→ **What to work on**:
Extract word for word the lines of the listing from its start to the line holding "Sans, Arial, Noto", both ends kept; pictures are not part of the copy.

→ **Data for processing**:
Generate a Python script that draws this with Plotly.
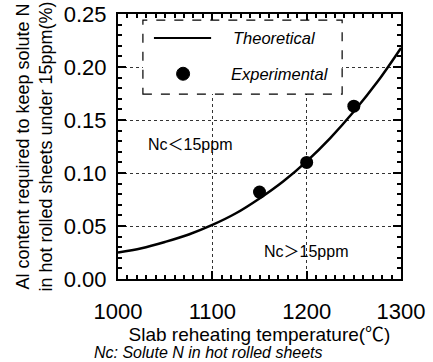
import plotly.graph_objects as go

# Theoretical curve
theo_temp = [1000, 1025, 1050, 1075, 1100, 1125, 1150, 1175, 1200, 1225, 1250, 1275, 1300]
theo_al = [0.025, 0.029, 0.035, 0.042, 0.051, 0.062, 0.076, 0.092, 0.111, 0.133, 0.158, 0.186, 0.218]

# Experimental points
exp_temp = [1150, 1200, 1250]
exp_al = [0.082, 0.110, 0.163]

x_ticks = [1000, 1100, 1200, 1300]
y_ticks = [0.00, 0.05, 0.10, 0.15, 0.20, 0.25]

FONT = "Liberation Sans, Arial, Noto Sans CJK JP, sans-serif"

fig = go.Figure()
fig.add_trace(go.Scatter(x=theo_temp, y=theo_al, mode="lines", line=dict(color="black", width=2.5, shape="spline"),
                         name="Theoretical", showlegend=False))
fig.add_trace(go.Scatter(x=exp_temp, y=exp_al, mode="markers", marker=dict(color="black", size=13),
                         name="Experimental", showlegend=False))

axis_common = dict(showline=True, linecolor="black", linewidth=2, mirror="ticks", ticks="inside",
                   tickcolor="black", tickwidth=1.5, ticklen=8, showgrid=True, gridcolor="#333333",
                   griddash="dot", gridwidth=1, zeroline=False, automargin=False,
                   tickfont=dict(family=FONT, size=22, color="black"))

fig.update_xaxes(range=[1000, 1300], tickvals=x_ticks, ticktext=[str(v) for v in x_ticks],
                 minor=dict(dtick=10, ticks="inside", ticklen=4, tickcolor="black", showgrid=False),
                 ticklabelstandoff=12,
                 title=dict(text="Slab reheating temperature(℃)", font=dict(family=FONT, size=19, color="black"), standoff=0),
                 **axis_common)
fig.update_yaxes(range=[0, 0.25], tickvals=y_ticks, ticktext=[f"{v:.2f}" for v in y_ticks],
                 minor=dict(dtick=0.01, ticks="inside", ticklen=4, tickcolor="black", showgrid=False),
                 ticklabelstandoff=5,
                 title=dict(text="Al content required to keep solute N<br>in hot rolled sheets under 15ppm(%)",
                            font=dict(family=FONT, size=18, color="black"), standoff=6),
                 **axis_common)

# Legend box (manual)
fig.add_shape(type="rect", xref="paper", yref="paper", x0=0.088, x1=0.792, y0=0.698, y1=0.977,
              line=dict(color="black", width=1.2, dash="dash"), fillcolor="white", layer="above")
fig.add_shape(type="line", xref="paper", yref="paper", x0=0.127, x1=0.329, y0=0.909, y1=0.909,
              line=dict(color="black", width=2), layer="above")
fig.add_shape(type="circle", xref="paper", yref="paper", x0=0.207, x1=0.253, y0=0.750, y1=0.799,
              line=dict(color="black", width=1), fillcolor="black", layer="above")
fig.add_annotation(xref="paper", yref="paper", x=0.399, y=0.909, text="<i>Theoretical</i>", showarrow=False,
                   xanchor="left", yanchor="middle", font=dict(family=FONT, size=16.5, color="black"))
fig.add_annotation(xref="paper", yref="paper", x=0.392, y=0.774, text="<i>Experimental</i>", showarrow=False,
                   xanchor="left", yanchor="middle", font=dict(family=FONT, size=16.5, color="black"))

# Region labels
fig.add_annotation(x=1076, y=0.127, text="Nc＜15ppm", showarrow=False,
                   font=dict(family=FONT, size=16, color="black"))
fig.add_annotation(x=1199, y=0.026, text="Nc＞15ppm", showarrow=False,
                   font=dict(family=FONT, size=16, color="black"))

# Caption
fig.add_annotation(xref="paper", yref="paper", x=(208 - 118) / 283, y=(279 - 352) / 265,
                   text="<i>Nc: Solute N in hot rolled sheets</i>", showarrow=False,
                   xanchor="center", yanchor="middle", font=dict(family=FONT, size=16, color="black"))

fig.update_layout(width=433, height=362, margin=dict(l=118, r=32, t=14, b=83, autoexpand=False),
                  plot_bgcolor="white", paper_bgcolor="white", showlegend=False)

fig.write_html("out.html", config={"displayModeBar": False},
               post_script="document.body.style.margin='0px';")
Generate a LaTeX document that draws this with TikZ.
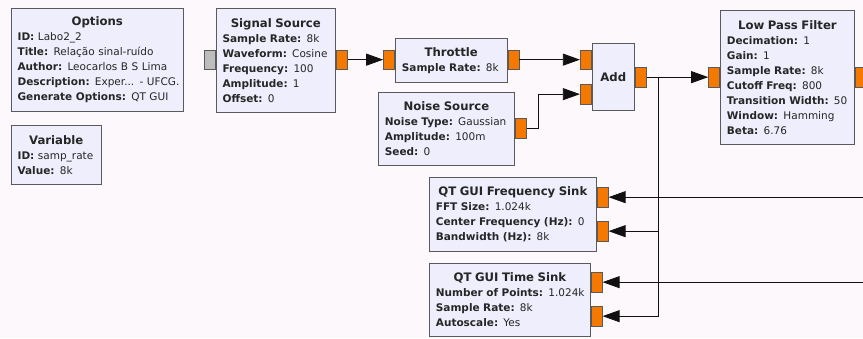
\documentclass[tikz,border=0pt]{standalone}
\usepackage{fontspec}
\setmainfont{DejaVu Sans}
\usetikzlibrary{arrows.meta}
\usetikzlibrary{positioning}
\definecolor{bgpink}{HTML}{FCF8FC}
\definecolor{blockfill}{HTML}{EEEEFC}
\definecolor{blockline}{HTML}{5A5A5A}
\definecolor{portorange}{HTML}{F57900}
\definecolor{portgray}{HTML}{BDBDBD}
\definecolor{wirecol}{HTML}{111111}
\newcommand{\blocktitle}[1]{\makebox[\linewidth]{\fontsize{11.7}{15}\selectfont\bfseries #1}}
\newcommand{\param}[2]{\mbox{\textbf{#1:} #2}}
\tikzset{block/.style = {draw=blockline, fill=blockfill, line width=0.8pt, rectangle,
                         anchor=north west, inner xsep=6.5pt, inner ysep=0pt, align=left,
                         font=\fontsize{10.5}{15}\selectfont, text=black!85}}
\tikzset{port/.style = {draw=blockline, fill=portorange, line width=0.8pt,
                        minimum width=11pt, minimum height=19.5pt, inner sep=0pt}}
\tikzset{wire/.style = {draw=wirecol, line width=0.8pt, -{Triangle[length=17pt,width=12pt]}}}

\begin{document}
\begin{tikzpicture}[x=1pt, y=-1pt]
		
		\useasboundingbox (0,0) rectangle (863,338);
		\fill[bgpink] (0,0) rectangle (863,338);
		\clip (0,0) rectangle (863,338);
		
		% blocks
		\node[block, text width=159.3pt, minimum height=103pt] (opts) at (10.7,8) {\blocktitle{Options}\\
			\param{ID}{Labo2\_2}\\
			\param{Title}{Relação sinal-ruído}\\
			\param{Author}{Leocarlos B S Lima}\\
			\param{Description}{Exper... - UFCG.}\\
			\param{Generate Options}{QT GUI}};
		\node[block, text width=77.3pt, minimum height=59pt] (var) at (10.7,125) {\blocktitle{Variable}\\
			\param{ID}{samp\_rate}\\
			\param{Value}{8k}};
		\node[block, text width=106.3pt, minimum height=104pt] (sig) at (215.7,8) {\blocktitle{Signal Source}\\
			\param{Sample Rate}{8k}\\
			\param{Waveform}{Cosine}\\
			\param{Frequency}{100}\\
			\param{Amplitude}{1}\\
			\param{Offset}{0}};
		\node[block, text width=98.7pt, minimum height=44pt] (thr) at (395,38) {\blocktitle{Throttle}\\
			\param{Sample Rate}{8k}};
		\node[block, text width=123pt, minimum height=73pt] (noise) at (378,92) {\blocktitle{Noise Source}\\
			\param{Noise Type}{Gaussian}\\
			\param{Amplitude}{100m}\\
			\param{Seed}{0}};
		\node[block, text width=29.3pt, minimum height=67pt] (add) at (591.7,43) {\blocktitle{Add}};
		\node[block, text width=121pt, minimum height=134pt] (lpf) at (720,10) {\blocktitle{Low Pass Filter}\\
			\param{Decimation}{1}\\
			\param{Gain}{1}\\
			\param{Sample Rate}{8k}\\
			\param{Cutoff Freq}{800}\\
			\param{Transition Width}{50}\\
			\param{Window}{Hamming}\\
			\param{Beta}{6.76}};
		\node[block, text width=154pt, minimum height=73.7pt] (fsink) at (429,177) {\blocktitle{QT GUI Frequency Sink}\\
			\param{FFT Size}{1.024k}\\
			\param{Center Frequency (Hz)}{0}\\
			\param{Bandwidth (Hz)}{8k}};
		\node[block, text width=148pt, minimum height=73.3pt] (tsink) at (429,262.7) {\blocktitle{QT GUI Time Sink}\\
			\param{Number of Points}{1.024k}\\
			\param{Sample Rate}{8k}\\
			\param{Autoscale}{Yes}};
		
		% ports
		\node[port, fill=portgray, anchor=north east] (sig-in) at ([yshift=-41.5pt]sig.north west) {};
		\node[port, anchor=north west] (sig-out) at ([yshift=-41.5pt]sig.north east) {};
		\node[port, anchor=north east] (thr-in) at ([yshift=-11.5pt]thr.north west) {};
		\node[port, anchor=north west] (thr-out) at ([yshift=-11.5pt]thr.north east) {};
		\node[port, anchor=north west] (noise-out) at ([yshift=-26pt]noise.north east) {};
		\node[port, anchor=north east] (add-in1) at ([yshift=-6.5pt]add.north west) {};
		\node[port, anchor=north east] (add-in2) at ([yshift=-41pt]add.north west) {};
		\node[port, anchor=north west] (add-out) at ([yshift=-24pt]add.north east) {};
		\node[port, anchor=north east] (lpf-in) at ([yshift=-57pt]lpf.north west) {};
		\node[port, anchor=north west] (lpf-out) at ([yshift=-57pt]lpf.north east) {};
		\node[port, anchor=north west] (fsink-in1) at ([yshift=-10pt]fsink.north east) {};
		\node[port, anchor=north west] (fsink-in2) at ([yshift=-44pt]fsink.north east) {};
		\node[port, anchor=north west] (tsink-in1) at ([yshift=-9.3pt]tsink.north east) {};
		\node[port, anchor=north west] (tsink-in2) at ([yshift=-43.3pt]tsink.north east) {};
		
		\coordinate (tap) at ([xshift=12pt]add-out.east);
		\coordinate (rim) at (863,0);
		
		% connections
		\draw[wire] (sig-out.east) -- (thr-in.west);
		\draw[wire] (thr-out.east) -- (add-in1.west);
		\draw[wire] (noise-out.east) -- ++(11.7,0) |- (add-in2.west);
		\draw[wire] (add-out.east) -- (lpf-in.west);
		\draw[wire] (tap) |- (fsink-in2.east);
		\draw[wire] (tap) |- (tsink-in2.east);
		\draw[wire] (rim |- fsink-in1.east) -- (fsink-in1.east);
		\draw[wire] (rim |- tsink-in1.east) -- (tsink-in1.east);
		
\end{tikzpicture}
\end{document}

→ **The result**:
Generate a Python script that draws this with Plotly.
import plotly.graph_objects as go

# Theoretical curve
theo_temp = [1000, 1025, 1050, 1075, 1100, 1125, 1150, 1175, 1200, 1225, 1250, 1275, 1300]
theo_al = [0.025, 0.029, 0.035, 0.042, 0.051, 0.062, 0.076, 0.092, 0.111, 0.133, 0.158, 0.186, 0.218]

# Experimental points
exp_temp = [1150, 1200, 1250]
exp_al = [0.082, 0.110, 0.163]

x_ticks = [1000, 1100, 1200, 1300]
y_ticks = [0.00, 0.05, 0.10, 0.15, 0.20, 0.25]

FONT = "Liberation Sans, Arial, Noto Sans CJK JP, sans-serif"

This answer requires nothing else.